I saw Firefly Lane first late last year when it first came on Netflix – as I generally like to watch shows/movies based on popular books. It seems like if someone wanted a book enough to buy the rights and make a show, it must be pretty good.

So, last year I watched the show, and I read the book last week. Which is better? The answer was pretty straightforward, at least to me. The book wins hands down, and I will tell you why in a bit.


About Firefly Lane

Firefly Lane
Firefly Lane

In the turbulent summer of 1974, Kate Mularkey has accepted her place at the bottom of the eighth-grade social food chain.

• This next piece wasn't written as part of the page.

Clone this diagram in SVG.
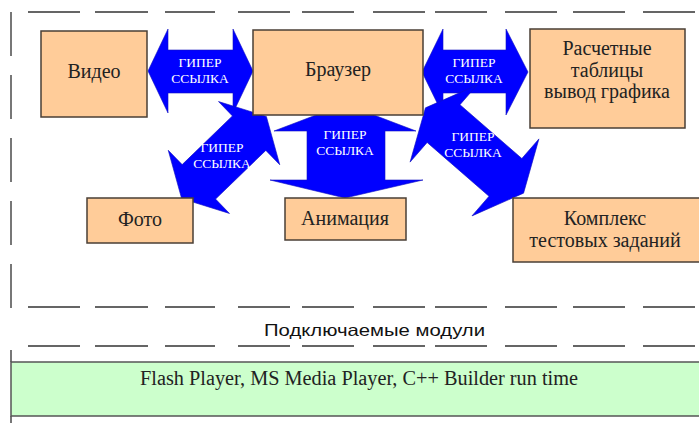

Then, to her amazement, the “coolest girl in the world” moves in across the street and wants to be her friend. Tully Hart seems to have it all—beauty, brains, ambition. On the surface, they are as opposite as two people can be: Kate, doomed to be forever uncool, with a loving family who mortifies her at every turn. Tully is steeped in glamour and mystery, but with a secret destroying her. They make a pact to be best friends forever; by summer’s end, they’ve become inseparable.

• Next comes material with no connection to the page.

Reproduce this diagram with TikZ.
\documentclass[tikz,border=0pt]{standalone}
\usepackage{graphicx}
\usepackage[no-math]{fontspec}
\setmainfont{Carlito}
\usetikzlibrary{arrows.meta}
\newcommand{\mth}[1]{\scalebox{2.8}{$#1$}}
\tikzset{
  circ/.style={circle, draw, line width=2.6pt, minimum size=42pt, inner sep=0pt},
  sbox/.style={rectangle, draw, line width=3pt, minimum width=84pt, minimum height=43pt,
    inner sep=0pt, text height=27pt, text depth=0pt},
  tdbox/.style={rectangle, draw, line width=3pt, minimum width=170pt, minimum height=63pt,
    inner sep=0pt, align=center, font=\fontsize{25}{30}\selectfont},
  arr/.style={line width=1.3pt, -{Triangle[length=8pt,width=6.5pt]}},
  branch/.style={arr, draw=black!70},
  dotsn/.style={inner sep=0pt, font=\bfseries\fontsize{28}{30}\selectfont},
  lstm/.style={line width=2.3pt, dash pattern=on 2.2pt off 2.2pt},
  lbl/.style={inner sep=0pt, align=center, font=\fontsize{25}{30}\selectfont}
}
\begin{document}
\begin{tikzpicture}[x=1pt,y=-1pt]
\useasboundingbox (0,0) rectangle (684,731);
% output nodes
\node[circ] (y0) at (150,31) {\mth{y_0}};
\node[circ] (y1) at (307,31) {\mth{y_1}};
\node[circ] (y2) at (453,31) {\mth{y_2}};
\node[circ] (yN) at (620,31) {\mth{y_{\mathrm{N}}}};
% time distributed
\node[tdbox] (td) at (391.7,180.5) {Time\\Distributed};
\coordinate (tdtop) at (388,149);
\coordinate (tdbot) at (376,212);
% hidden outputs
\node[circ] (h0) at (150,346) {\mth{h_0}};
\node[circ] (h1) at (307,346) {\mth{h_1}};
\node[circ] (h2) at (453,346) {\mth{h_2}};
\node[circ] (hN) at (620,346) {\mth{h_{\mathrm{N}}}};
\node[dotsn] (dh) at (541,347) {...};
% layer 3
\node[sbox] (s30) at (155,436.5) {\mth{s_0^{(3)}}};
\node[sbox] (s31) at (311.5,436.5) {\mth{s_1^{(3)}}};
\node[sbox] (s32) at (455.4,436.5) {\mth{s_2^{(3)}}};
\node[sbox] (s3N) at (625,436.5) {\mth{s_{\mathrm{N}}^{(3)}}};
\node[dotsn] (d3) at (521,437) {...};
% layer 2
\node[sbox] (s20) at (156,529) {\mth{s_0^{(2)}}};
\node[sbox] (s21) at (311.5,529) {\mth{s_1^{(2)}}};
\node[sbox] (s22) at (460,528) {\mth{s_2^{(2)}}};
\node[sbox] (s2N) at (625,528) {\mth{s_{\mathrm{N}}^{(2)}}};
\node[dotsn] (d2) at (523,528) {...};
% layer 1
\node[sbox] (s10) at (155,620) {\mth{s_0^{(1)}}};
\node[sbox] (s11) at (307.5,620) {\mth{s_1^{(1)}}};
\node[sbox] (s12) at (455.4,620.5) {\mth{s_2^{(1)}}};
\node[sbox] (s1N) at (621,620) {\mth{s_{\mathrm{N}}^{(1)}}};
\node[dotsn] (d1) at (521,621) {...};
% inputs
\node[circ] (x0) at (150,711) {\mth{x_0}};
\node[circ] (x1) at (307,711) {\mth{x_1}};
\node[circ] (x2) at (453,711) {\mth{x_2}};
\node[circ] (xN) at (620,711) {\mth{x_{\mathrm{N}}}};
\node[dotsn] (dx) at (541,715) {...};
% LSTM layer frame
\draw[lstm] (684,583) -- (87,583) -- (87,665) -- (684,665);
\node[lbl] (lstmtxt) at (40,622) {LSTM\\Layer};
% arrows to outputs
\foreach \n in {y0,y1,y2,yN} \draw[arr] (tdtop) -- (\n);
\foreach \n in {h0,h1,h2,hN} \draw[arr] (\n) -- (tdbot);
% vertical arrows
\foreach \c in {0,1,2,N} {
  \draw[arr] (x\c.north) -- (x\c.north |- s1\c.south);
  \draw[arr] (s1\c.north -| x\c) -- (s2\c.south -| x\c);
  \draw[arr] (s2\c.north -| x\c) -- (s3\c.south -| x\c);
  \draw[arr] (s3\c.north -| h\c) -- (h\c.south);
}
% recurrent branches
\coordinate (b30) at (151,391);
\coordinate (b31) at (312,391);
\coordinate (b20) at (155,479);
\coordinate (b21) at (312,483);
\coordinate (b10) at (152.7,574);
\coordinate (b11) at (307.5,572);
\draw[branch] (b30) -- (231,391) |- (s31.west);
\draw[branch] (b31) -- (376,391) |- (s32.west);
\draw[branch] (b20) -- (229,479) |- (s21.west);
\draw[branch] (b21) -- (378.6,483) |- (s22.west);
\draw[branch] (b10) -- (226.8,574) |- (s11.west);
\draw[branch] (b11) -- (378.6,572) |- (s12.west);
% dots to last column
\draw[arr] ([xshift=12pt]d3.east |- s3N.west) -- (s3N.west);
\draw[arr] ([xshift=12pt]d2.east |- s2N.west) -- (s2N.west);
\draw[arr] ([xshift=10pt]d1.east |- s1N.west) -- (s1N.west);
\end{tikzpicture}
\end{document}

Spanning more than three decades and playing out across the ever-changing face of the Pacific Northwest, Firefly Lane is the poignant, powerful story of two women and the friendship that becomes the bulkhead of their lives.

~ Synopsis from GoodReads


Thoughts on the Show

Starring Katherine Heigl, Sarah Chalke, and Ben Lawson, this is a mini-series of about ten episodes.

Katherine plays Tully Hart – the magnetic career-driven girl, and Sarah plays Kate – the homely foil.

I liked the first few episodes of the show, which focus on their teenage years. The teen Kate and Tully (played by Roan Curtis and Ali Skovbye, respectively) are fabulous, and I was gunning for their friendship.

Teen Tully and Kate

Alas! They grow up and are replaced by a tired-looking Heigl and Chalke all too soon. The story also gets incredibly clichéd, veering into rom-com territory. The 80s costumes get too ridiculous, and the acting was beyond hammy.

Heigl and Chalke playing Tully and Kate in the 80s

By the seventh episode, I was exhausted with all the soap-style drama and could not just deal with the weird cheap-looking costumes and lighting.

This series was a DNF.


Thoughts on the Book

I found the book miles better than the show.

For one, it sticks to a more straightforward storyline. Kristin Hannah paints a rich picture of friendship, love, loss, joy, sorrow, highs, and lows – just snapshots from a typical person’s life. The show segued into all sorts of side plots (to make it to ten episodes, I think). The book knows this is a simple friendship story, is happy with the premise, and nails it perfectly.

The book is on the corny side, no doubt, but if you are in the mood for a woman’s fiction kind of book with relatable characters and have some nostalgia about life in the 70s and 80s, this book would work for you. In short, read the book, skip the series.